Le confort est devenu un élément primordial : il est au centre de tout. L’objet et la déco ne sont plus des éléments d’apparat mais plutôt des éléments au service de l’humain. Le confort n’est donc plus uniquement visuel (formes), il est aussi sensoriel et sonore. Le confort acoustique est aussi important que le toucher rassurant et protecteur. Même l’odorat est stimulé par des senteurs, bougies parfumées et parfums faisant l’effet de madeleine de Proust, pour rappeler les bons moments d’enfance. La déco ornementale et visuelle est passée au second plan.
On veut la vivre, la toucher, elle est devenue ultra sensorielle. Tout est dans la tendance du matelassé, le fait main, le tissu bouclette, les lainages, l’oversize, les formes généreuses et rondes, et tout pour « être bien ». Le mobilier et les objets deco s’arrondissent, et se remplissent. On a de la matière et moins c’est parfait dans la forme, plus c’est organique et proche de la nature et du cocon où chacun se trouve bien.
Cette tendance vient au départ des 70’s. Depuis quelques saisons, on ressent une tendance à s’inspirer de cette époque. Cette décennie baignée d’insouciance rend nostalgique la plupart d’entre nous, et apporte une plénitude dans le style. La générosité de cette époque se ressent très fort dans les matières utilisées, et les formes. La déco rigide se retourne pour laisser la place à un peu d’impertinence et de liberté.
La conception même de l’habitat est en train d’évoluer. Antti Lovag avait tout compris avec le Palais Bulle, que Pierre Cardin affectionnait tant. Il ne se considérait pas comme un architecte, mais comme au service de l’humain, était très centré sur « l’humain » et a conçu cet habitat comme une enveloppe autour des besoins de l’homme. Il influence les créateurs d’aujourd’hui à penser que ce sont les besoins qui déterminent la forme et non l’inverse. La sphère et l’arrondi s’enchevêtrent dans les trois dimensions pour créer des grottes, propices à la créativité, l’imagination ayant moins de limites. Cet état d’esprit inspire fortement les créateurs de design et d’objets. Les maisons de rêve sont vues comme complètement intégrées à la nature, à la roche, sans forme. Mais dans nos volumes faits d’arêtes, on a envie de créer de la rondeur pour casser la rigidité et se rapprocher de cet aspect organique. Cela se retrouve donc dans la décoration et les objets.
On a aussi une autre approche par rapport au sol. On aime retirer nos chaussures : on adore le chauffage sol, on a envie de sentir les tapis, les matières bois, les textures. C’est le grand retour de la moquette épaisse… plutôt claire. Outre l’aspect sensoriel, cela améliore l’aspect sonore.
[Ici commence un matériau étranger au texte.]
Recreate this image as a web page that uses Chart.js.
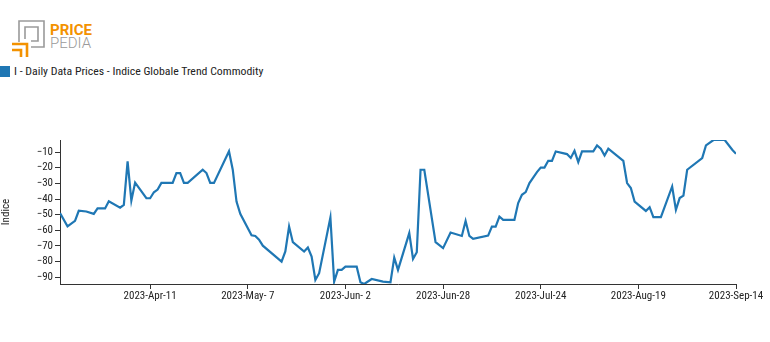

Le mobilier est arrondi, plein, généreux. Les assises sont accueillantes et garnies partout : posées de façon décontractée contre le sol, sans pieds. On veut chiller, monter dessus, se vautrer, et le canapé est un objet « à vivre ».
Les tables basses se rapprochent du sol également, et elles sont plus petites, modulables.
Les gens préfèrent quitter la ville pour aller vivre à la campagne, au vert. On veut une maison accueillante, confortable, des couleurs qui se rapprochent de la nature. La maison devient un cocon, un élément ultra protecteur. On a envie que tout soit ultra cosy, avec une déco rassurante et douce.
Du côté des couleurs, on est toujours dans les bases neutres. Elles sont toujours relevées par le bois, hyper présent sur toutes les surfaces. Les teintes sont naturelles et chaudes. Les écrus et les bruns sont rythmés par des teintes naturelles qui apportent un peu de style et toujours une influence naturelle. Le terracotta et le vert ont toujours la cote.